I'm going to expand this a bit for others. A school district gets a certain amount of non-categorized money per student. This is what they use to cover their budget.

However, that pool of non-categorized money covers the "per student" spending stuff and the "general spending" stuff. When the total non-categorized money in the budget drops because of charter allocations, some of the money that used to be allocated to "per student" stuff ends up in the "general spending" pile because those costs have to get met no matter what. This leaves less overall money to spend on "per student" stuff and drops that figure.
 
They decrease the total funding per kid. But this is also a reminder of how "per student" numbers include things that go beyond direct instruction. I think "per student" is a misleading title since it makes people think that this is money spent on each kid.

I'm going to expand this a bit for others. A school district gets a certain amount of non-categorized money per student. This is what they use to cover their budget.

However, that pool of non-categorized money covers the "per student" spending stuff and the "general spending" stuff. When the total non-categorized money in the budget drops because of charter allocations, some of the money that used to be allocated to "per student" stuff ends up in the "general spending" pile because those costs have to get met no matter what. This leaves less overall money to spend on "per student" stuff and drops that figure.

Unless I’m misunderstanding, that’s just a repetition of the ‘fixed costs’ argument, stated in terms of how it gets paid.

It’s true that total fixed costs don’t decline in lockstep when total student enrollment declines, but it’s also misleading to (a) take that to be an eternal principle, since fixed costs are always shifting year by year with new budget decisions; and (b) it doesn’t take into account changes in population over time, e.g. if the total students in a district is increasing but the non-charter population is static, the school district is actually getting *more* money per student by losing those students to charters because it doesn’t have to make expensive new expansions in facilities and administration.

So yeah, an enrollment decline relative to a maxed-out fixed cost structure means less discretionary resources to allocate to each student over the short term. Basically, you might have bought too big a factory, relative to demand. But as a general principle, it would not over time mean you get less money to teach a given quantity of students with. It essentially just means that your investment in fixed costs was based on an projection that was rendered inaccurate because of lower demand. If you knew ahead of time that the demand would be lower, it wouldn’t affect you.
 
Unless I’m misunderstanding, that’s just a repetition of the ‘fixed costs’ argument, stated in terms of how it gets paid.

It’s true that total fixed costs don’t decline in lockstep when total student enrollment declines, but it’s also misleading to (a) take that to be an eternal principle, since fixed costs are always shifting year by year with new budget decisions; and (b) it doesn’t take into account changes in population over time, e.g. if the total students in a district is increasing but the non-charter population is static, the school district is actually getting *more* money per student by losing those students to charters because it doesn’t have to make expensive new expansions in facilities and administration.
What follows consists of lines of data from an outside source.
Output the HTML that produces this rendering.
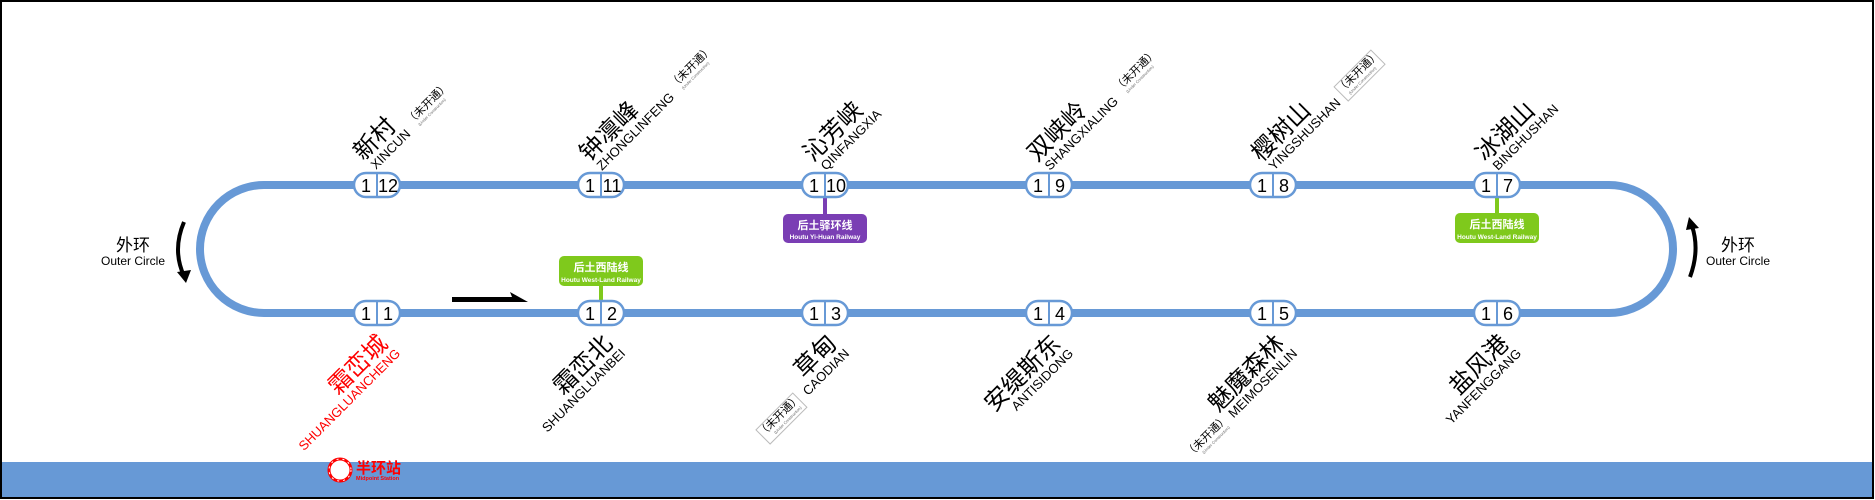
<!DOCTYPE html>
<html><head><meta charset="utf-8"><style>
html,body{margin:0;padding:0;background:#fff;}
svg{display:block;}
text{font-family:"Liberation Sans","Noto Sans CJK SC",sans-serif;}
</style></head><body>
<svg width="1875" height="500" viewBox="0 0 1875 500" xmlns="http://www.w3.org/2000/svg">
<rect x="0" y="0" width="1875" height="500" fill="#fff"/>
<rect x="1" y="462" width="1873" height="36" fill="#6799d6"/>
<rect x="1" y="1" width="1872" height="497" fill="none" stroke="#000" stroke-width="2"/>

<path d="M264,185 H1609 A64,64 0 0 1 1609,313 H264 A64,64 0 0 1 264,185 Z" fill="none" stroke="#6799d6" stroke-width="8"/>

<path d="M184,222 Q172,250 184,276" fill="none" stroke="#000" stroke-width="4"/>
<polygon points="177,272 191,270 186,283" fill="#000"/>
<path d="M1690,277 Q1700,250 1692,226" fill="none" stroke="#000" stroke-width="4"/>
<polygon points="1686,230 1699,228 1689,217" fill="#000"/>
<text x="133" y="251" font-size="17" text-anchor="middle">外环</text>
<text x="133" y="265" font-size="12" text-anchor="middle">Outer Circle</text>
<text x="1738" y="251" font-size="17" text-anchor="middle">外环</text>
<text x="1738" y="265" font-size="12" text-anchor="middle">Outer Circle</text>

<polygon points="452,297 512,297 510,292 528,302 452,302" fill="#000"/>

<rect x="599" y="286" width="4" height="16" fill="#7fc91c"/>
<rect x="559" y="256" width="84" height="30" rx="5" fill="#7fc91c"/>
<text x="601" y="271" font-size="11" font-weight="bold" fill="#fff" text-anchor="middle">后土西陆线</text>
<text x="601" y="282" font-size="6.5" font-weight="bold" fill="#fff" text-anchor="middle">Houtu West-Land Railway</text>

<rect x="823" y="196" width="4" height="19" fill="#7a3eb4"/>
<rect x="783" y="214" width="84" height="29" rx="5" fill="#7a3eb4"/>
<text x="825" y="229" font-size="11" font-weight="bold" fill="#fff" text-anchor="middle">后土驿环线</text>
<text x="825" y="239" font-size="6.5" font-weight="bold" fill="#fff" text-anchor="middle">Houtu Yi-Huan Railway</text>

<rect x="1495" y="196" width="4" height="17" fill="#7fc91c"/>
<rect x="1455" y="213" width="84" height="30" rx="5" fill="#7fc91c"/>
<text x="1497" y="228" font-size="11" font-weight="bold" fill="#fff" text-anchor="middle">后土西陆线</text>
<text x="1497" y="239" font-size="6.5" font-weight="bold" fill="#fff" text-anchor="middle">Houtu West-Land Railway</text>

<g font-size="18" text-anchor="middle">
<g transform="translate(377,185)"><rect x="-23" y="-12" width="46" height="24" rx="12" fill="#fff" stroke="#6799d6" stroke-width="2.5"/><line x1="0" y1="-12" x2="0" y2="12" stroke="#6799d6" stroke-width="2"/><text x="-11" y="7">1</text><text x="11" y="7">12</text></g>
<g transform="translate(601,185)"><rect x="-23" y="-12" width="46" height="24" rx="12" fill="#fff" stroke="#6799d6" stroke-width="2.5"/><line x1="0" y1="-12" x2="0" y2="12" stroke="#6799d6" stroke-width="2"/><text x="-11" y="7">1</text><text x="11" y="7">11</text></g>
<g transform="translate(825,185)"><rect x="-23" y="-12" width="46" height="24" rx="12" fill="#fff" stroke="#6799d6" stroke-width="2.5"/><line x1="0" y1="-12" x2="0" y2="12" stroke="#6799d6" stroke-width="2"/><text x="-11" y="7">1</text><text x="11" y="7">10</text></g>
<g transform="translate(1049,185)"><rect x="-23" y="-12" width="46" height="24" rx="12" fill="#fff" stroke="#6799d6" stroke-width="2.5"/><line x1="0" y1="-12" x2="0" y2="12" stroke="#6799d6" stroke-width="2"/><text x="-11" y="7">1</text><text x="11" y="7">9</text></g>
<g transform="translate(1273,185)"><rect x="-23" y="-12" width="46" height="24" rx="12" fill="#fff" stroke="#6799d6" stroke-width="2.5"/><line x1="0" y1="-12" x2="0" y2="12" stroke="#6799d6" stroke-width="2"/><text x="-11" y="7">1</text><text x="11" y="7">8</text></g>
<g transform="translate(1497,185)"><rect x="-23" y="-12" width="46" height="24" rx="12" fill="#fff" stroke="#6799d6" stroke-width="2.5"/><line x1="0" y1="-12" x2="0" y2="12" stroke="#6799d6" stroke-width="2"/><text x="-11" y="7">1</text><text x="11" y="7">7</text></g>
<g transform="translate(377,313)"><rect x="-23" y="-12" width="46" height="24" rx="12" fill="#fff" stroke="#6799d6" stroke-width="2.5"/><line x1="0" y1="-12" x2="0" y2="12" stroke="#6799d6" stroke-width="2"/><text x="-11" y="7">1</text><text x="11" y="7">1</text></g>
<g transform="translate(601,313)"><rect x="-23" y="-12" width="46" height="24" rx="12" fill="#fff" stroke="#6799d6" stroke-width="2.5"/><line x1="0" y1="-12" x2="0" y2="12" stroke="#6799d6" stroke-width="2"/><text x="-11" y="7">1</text><text x="11" y="7">2</text></g>
<g transform="translate(825,313)"><rect x="-23" y="-12" width="46" height="24" rx="12" fill="#fff" stroke="#6799d6" stroke-width="2.5"/><line x1="0" y1="-12" x2="0" y2="12" stroke="#6799d6" stroke-width="2"/><text x="-11" y="7">1</text><text x="11" y="7">3</text></g>
<g transform="translate(1049,313)"><rect x="-23" y="-12" width="46" height="24" rx="12" fill="#fff" stroke="#6799d6" stroke-width="2.5"/><line x1="0" y1="-12" x2="0" y2="12" stroke="#6799d6" stroke-width="2"/><text x="-11" y="7">1</text><text x="11" y="7">4</text></g>
<g transform="translate(1273,313)"><rect x="-23" y="-12" width="46" height="24" rx="12" fill="#fff" stroke="#6799d6" stroke-width="2.5"/><line x1="0" y1="-12" x2="0" y2="12" stroke="#6799d6" stroke-width="2"/><text x="-11" y="7">1</text><text x="11" y="7">5</text></g>
<g transform="translate(1497,313)"><rect x="-23" y="-12" width="46" height="24" rx="12" fill="#fff" stroke="#6799d6" stroke-width="2.5"/><line x1="0" y1="-12" x2="0" y2="12" stroke="#6799d6" stroke-width="2"/><text x="-11" y="7">1</text><text x="11" y="7">6</text></g>
</g>

<g transform="translate(376,170) rotate(-45)"><text x="-3" y="-15" font-size="24">新村</text><text x="0" y="0" font-size="13">XINCUN</text>
<text x="56" y="-7" font-size="11">（未开通）</text><text x="62" y="0" font-size="4" fill="#666">(Under Construction)</text></g>
<g transform="translate(602,171) rotate(-45)"><text x="-3" y="-15" font-size="24">钟凛峰</text><text x="0" y="0" font-size="13">ZHONGLINFENG</text>
<text x="109" y="-7" font-size="11">（未开通）</text><text x="115" y="0" font-size="4" fill="#666">(Under Construction)</text></g>
<g transform="translate(826,171) rotate(-45)"><text x="-3" y="-15" font-size="24">沁芳峡</text><text x="0" y="0" font-size="13">QINFANGXIA</text></g>
<g transform="translate(1050,171) rotate(-45)"><text x="-3" y="-15" font-size="24">双峡岭</text><text x="0" y="0" font-size="13">SHANGXIALING</text>
<text x="104" y="-7" font-size="11">（未开通）</text><text x="110" y="0" font-size="4" fill="#666">(Under Construction)</text></g>
<g transform="translate(1274,171) rotate(-45)"><text x="-3" y="-15" font-size="24">樱树山</text><text x="0" y="0" font-size="13">YINGSHUSHAN</text>
<rect x="102" y="-17" width="52" height="20" fill="#fff" stroke="#bbb" stroke-width="1"/>
<text x="102" y="-7" font-size="11">（未开通）</text><text x="108" y="0" font-size="4" fill="#666">(Under Construction)</text></g>
<g transform="translate(1498,171) rotate(-45)"><text x="-3" y="-15" font-size="24">冰湖山</text><text x="0" y="0" font-size="13">BINGHUSHAN</text></g>

<g transform="translate(389,345) rotate(-45)" text-anchor="end" fill="#f00"><text x="0" y="0" font-size="24">霜峦城</text><text x="2" y="15" font-size="13">SHUANGLUANCHENG</text></g>
<g transform="translate(614,345) rotate(-45)" text-anchor="end"><text x="0" y="0" font-size="24">霜峦北</text><text x="2" y="15" font-size="13">SHUANGLUANBEI</text></g>
<g transform="translate(838,345) rotate(-45)" text-anchor="end"><text x="0" y="0" font-size="24">草甸</text><text x="2" y="15" font-size="13">CAODIAN</text>
<rect x="-118" y="2" width="52" height="20" fill="#fff" stroke="#bbb" stroke-width="1"/>
<text x="-64" y="12" font-size="11">（未开通）</text><text x="-70" y="19" font-size="4" fill="#666">(Under Construction)</text></g>
<g transform="translate(1062,345) rotate(-45)" text-anchor="end"><text x="0" y="0" font-size="24">安缇斯东</text><text x="2" y="15" font-size="13">ANTISIDONG</text></g>
<g transform="translate(1286,345) rotate(-45)" text-anchor="end"><text x="0" y="0" font-size="24">魅魔森林</text><text x="2" y="15" font-size="13">MEIMOSENLIN</text>
<text x="-93" y="12" font-size="11">（未开通）</text><text x="-98" y="19" font-size="4" fill="#666">(Under Construction)</text></g>
<g transform="translate(1510,345) rotate(-45)" text-anchor="end"><text x="0" y="0" font-size="24">盐风港</text><text x="2" y="15" font-size="13">YANFENGGANG</text></g>

<circle cx="340" cy="470" r="11" fill="#fff" stroke="#f00" stroke-width="3"/>
<circle cx="340" cy="470" r="11" fill="none" stroke="#fff" stroke-width="1" stroke-dasharray="2 4"/>
<text x="356" y="473" font-size="15" font-weight="bold" fill="#f00">半环站</text>
<text x="356" y="480" font-size="5.5" font-weight="bold" fill="#f00">Midpoint Station</text>
</svg>
</body></html>
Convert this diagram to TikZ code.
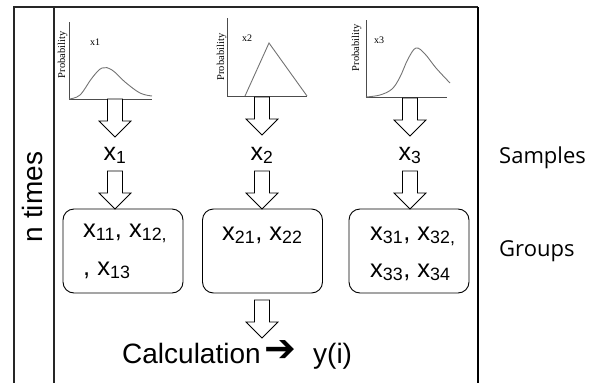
\documentclass[tikz,border=0pt]{standalone}
\usepackage{fontspec}
\setmainfont{Liberation Sans}
\newfontfamily\serifs{Liberation Serif}
\newfontfamily\labelfont{Open Sans}
\newfontfamily\symfont{DejaVu Sans}
\begin{document}
\begin{tikzpicture}[x=1pt,y=-1pt,
  frameline/.style={line width=2pt,draw=black!85},
  axisline/.style={line width=0.8pt,draw=black!70},
  curveline/.style={line width=0.9pt,draw=black!55},
  probtext/.style={font=\fontsize{10.5}{12}\serifs,rotate=90,anchor=base,inner sep=0pt},
  vartext/.style={font=\fontsize{10}{12}\serifs,inner sep=0pt},
  sampletext/.style={font=\fontsize{25}{28}\selectfont,anchor=base,inner sep=0pt},
  grouptext/.style={font=\fontsize{25.5}{28}\selectfont,anchor=base west,inner sep=0pt},
  groupbox/.style={draw,line width=0.9pt,rounded corners=11pt,minimum width=120pt,minimum height=84pt,inner sep=0pt},
  sidetext/.style={font=\fontsize{22}{26}\labelfont,anchor=base west,inner sep=0pt},
  calctext/.style={font=\fontsize{28}{32}\selectfont,anchor=base west,inner sep=0pt},
  blockarrow/.pic={\draw[line width=0.8pt,fill=white] (-7.5,0) -- (7.5,0) -- (7.5,22) -- (16,22) -- (0,38) -- (-16,22) -- (-7.5,22) -- cycle;}
]
\useasboundingbox (0,0) rectangle (600,383);
% frame
\draw[frameline] (13.5,383) -- (13.5,7) -- (478,7);
\draw[frameline] (53.5,7) -- (53.5,383);
\draw[line width=1.6pt] (478,7) -- (478,383);
\node[font=\fontsize{28}{32}\selectfont,rotate=90,anchor=base,inner sep=0pt] (ntimes) at (42,197) {n times};

% plot 1
\draw[axisline] (69,22) -- (69,99) -- (152,99);
\draw[curveline] plot[smooth,tension=0.6] coordinates {(69,99) (80,95) (92,78) (102,68) (112,70) (125,82) (140,93) (152,96)};
\node[probtext] (p1) at (65,55) {Probability};
\node[vartext] (v1) at (95,42) {x1};
% plot 2
\draw[axisline] (227,18) -- (227,96) -- (307,96);
\draw[curveline] (245,96) -- (269,43) -- (307,96);
\node[probtext] (p2) at (224,57) {Probability};
\node[vartext] (v2) at (247,38) {x2};
% plot 3
\draw[axisline] (366,20) -- (366,97) -- (447,97);
\draw[curveline] plot[smooth,tension=0.6] coordinates {(366,97) (380,95) (392,89) (400,77) (408,59) (416,48) (425,54) (436,68) (450,83)};
\node[probtext] (p3) at (359,48) {Probability};
\node[vartext] (v3) at (379,40) {x3};

% arrows plot -> samples
\pic at (115,99) {blockarrow};
\pic at (262,97) {blockarrow};
\pic at (410,98) {blockarrow};

% samples
\node[sampletext] (s1) at (115,160) {x\textsubscript{1}};
\node[sampletext] (s2) at (262,160) {x\textsubscript{2}};
\node[sampletext] (s3) at (410,160) {x\textsubscript{3}};

% arrows samples -> groups
\pic at (115,171) {blockarrow};
\pic at (262,171) {blockarrow};
\pic at (410,171) {blockarrow};

% group boxes
\node[groupbox] (g1) at (123,251) {};
\node[groupbox] (g2) at (262.5,251) {};
\node[groupbox] (g3) at (409,251) {};
\node[grouptext] (t11) at (83,237) {x\textsubscript{11}, x\textsubscript{12,}};
\node[grouptext] (t12) at (83,275) {, x\textsubscript{13}};
\node[grouptext] (t21) at (222,240) {x\textsubscript{21}, x\textsubscript{22}};
\node[grouptext] (t31) at (370,240) {x\textsubscript{31}, x\textsubscript{32,}};
\node[grouptext] (t32) at (370,277) {x\textsubscript{33}, x\textsubscript{34}};

% calculation
\pic at (262,300) {blockarrow};
\node[calctext] (calc) at (122,363) {Calculation};
\node[font=\fontsize{38}{44}\symfont,anchor=base west,inner sep=0pt] (calcarrow) at (264,361) {➔};
\node[calctext] (yi) at (313,363) {y(i)};

% side labels
\node[sidetext] (samples) at (499,163) {Samples};
\node[sidetext] (groups) at (499,256) {Groups};
\end{tikzpicture}
\end{document}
So yeah, an enrollment decline relative to a maxed-out fixed cost structure means less discretionary resources to allocate to each student over the short term. Basically, you might have bought too big a factory, relative to demand. But as a general principle, it would not over time mean you get less money to teach a given quantity of students with. It essentially just means that your investment in fixed costs was based on an projection that was rendered inaccurate because of lower demand. If you knew ahead of time that the demand would be lower, it wouldn’t affect you.

Sure, as a general principle, you'd be right. But in the context of education, we're closer to the maxed out fixed cost structure. There's nothing misleading in discussing the effect as it applies to the current education model since there doesn't appear to be anything on the horizon that would change it.

Even if you knew ahead of time that demand would be lower, it would still affect the school district because they have to operate enough facilities to accommodate the entire student population, regardless of if the student population attends.

Which means that even if the total students in a district is increasing but the non-charter population is static, the school district couldn't avoid the responsibility of having to make facilities available for them.
 
That point is interesting, but it also sounds like a mistaken policy. I assume school districts do not maintain facilities and resources to cover all private school students in their district, because that would be retarded. Charter schools, you might need more of a buffer because you are more likely to need to absorb kids from a failing charter school than from a failing private school. But the principle is the same ... you need to correctly estimate total enrollment to have max cost efficiency. If it is inaccurate either way, you might benefit or lose.
 
That point is interesting, but it also sounds like a mistaken policy. I assume school districts do not maintain facilities and resources to cover all private school students in their district, because that would be retarded. Charter schools, you might need more of a buffer because you are more likely to need to absorb kids from a failing charter school than from a failing private school. But the principle is the same ... you need to correctly estimate total enrollment to have max cost efficiency. If it is inaccurate either way, you might benefit or lose.

But they do maintain facilities and resources for kids in private. For example, even though kids might go to private, the school district might still have to provide transportation to and from the private school for those kids which can mean less efficient mass transportation and the higher costs that go with that. Or when it comes to special needs, in many school districts they still have to cover the cost, even though the student is in a private school and even though the district has its own school psychologists on a salary that they use for public school students.

The difference between the charter and private school situation is that the school districts keep most of the money when the kids go to private schools and so they can pay those costs out of the retained money. In the end, it's closer to your model where the school gets *more" money from less attendance.

In the charter model, the district might still have to pay for those special needs for the charter student but they've already given up the entire funding for that kid. So if the charter allocates a smaller percentage of that money to special needs, the public school has to cover the spread out of the district's remaining funds while still funding fund their own version of the special need for the public school kids.

Of course, it's more complex than that and varies to some degree school district by district based on how state and local education mandates are set up.

Definitely a mistaken policy and it's not the charters fault or not wholly.